Sunday turned out to be a difficult one to see any of Bangkok. I was really looking forward to the train ride towards Chiang Mai but had some time left in the central city, but the community, on this specific Sunday, was preparing for next weeks coronation ceremony, crowning the new king who will parade around, wave and be officially welcomed. The preparation meant closed streets, all of the sites (read: temples) being closed by noon and limited options for traveling effectively across the town. I walked from my hostel, carrying my pack, stopping for lunch and taking pictures of all the military members waiting for their signal.
After walking for miles around the city, taking a water taxi through canals and visiting the giant ‘Central World’ shopping center, I attempted to follow directions towards the train station, but the Australians who told me where to get off (below) were way off, so I took a tuktuk back across town.Now it’s 4am, I’m laying in a top bunk of a railway train headed north.

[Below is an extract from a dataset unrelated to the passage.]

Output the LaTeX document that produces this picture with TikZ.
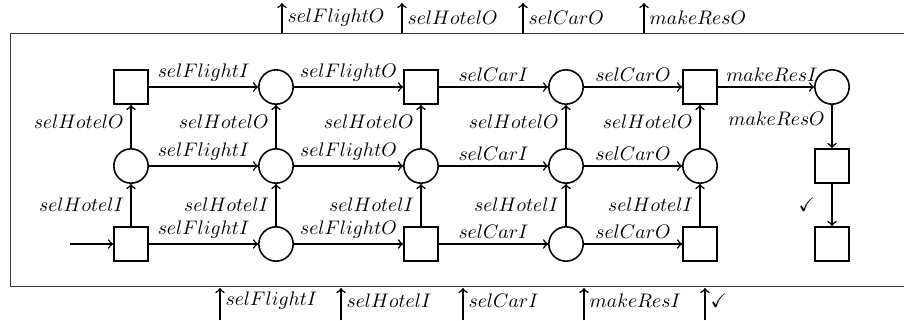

Sarah, a UK woman and fellow traveler I met at the train station said I didn’t have much to look forward to as its difficult to sleep and a top bunk means I’ll be in for a roller coaster ride. I thought ‘no way’, this will be great, I never get to take a real train ride, let alone a sleeper train. I actually fell asleep right away after a small meal of peppered chicken, cold French fries and pineapple slices. But now, as I lay here listening to the rattling of the train cars, I admit she wasn’t far off. I only almost fell out of the bunk once so far, but there are bathrooms and all the people are quiet. The green, leaf designed curtains struggle to keep out the blaring light of the car, but it’s only a few more hours to Chiang Mai.